Most children can play make-believe with a bare minimum of toys and props, but there are a number of items that will make play time even more fun. The best toys to encourage pretend play are those that allow a child to use his imagination to decide the toy’s purpose. Choose safe, long-lasting toys that fit with your child’s personal interests. Provide your child with a selection of age-appropriate toys that promote self-discovery and creativity.

Dress-up clothes, puppets, and soft dolls will also spur a preschooler’s imagination. Provide your preschooler with a variety of art supplies as well. Crayons, paper, glue sticks, yarn, tissue paper, felt scraps, and buttons will allow your child to create her own imaginary toys and props. Dollhouses are also excellent preschool toys for pretend play. The Our House dollhouse includes all the furniture your little one will need to play house with the included family of four.

Pretend Play Builds Thinking Skills

Pretend play provides your child with a variety of problems to solve. Whether it's two children wanting to play the same role or searching for the just right material to make a roof for the playhouse, your child calls upon important cognitive thinking skills that he will use in every aspect of his life, now and forever.
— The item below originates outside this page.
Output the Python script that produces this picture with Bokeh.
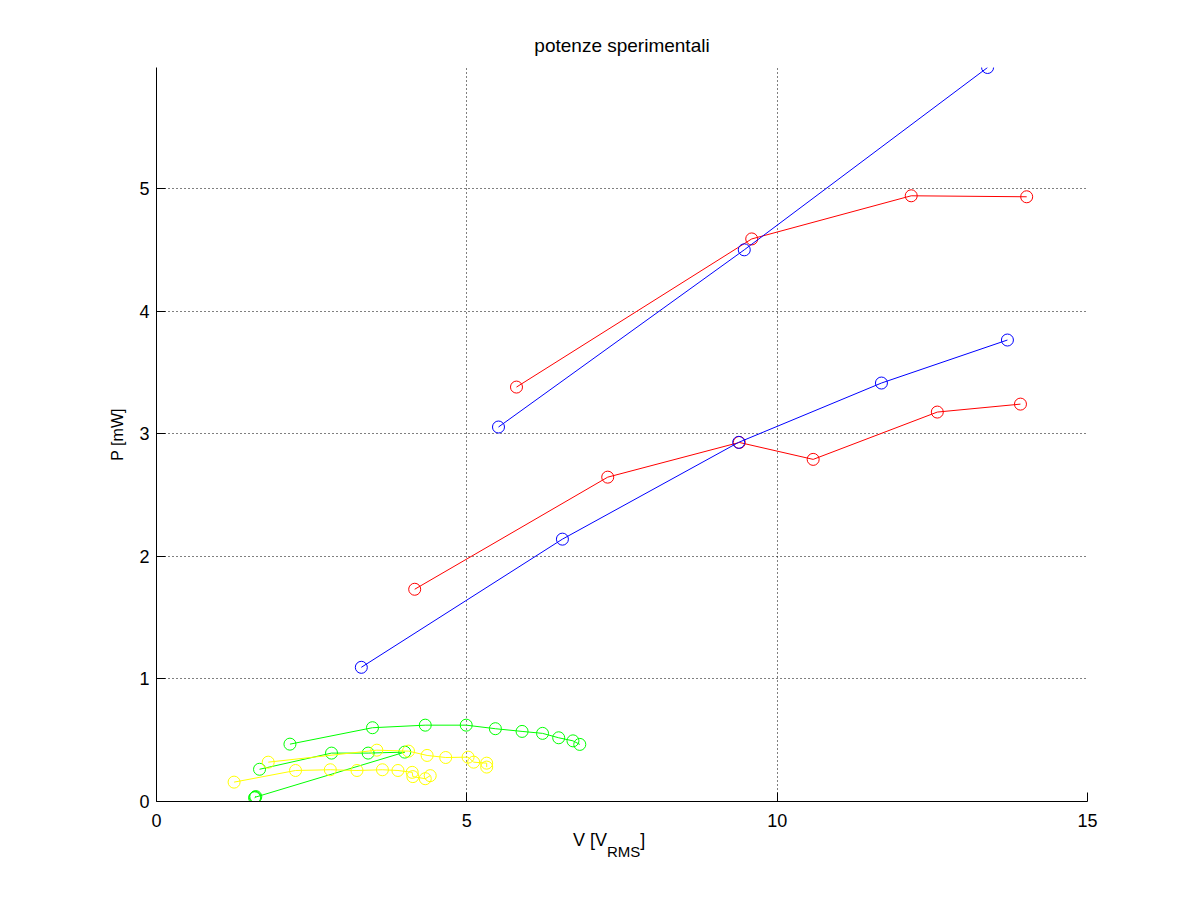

Does your child enjoy a bit of roughhousing? Great! Some researchers in early brain development believe that this sort of play helps develop the part of the brain (the frontal lobe) that regulates behavior. So instead of worrying that this type of activity will encourage your child to act out or become too aggressive, be assured that within a monitored situation, rough-house play can actually help your child learn the self-regulation skills needed to know how and when this type of play is appropriate.

Pretend play also promotes abstract thinking. The ability to use a prop (such as a block) as a symbol for something else (such as a phone) is a high-level thinking skill. Eventually it will enable your child to recognize that numbers represent quantities of things, and that combinations of letters represent the words she speaks, hears, and reads.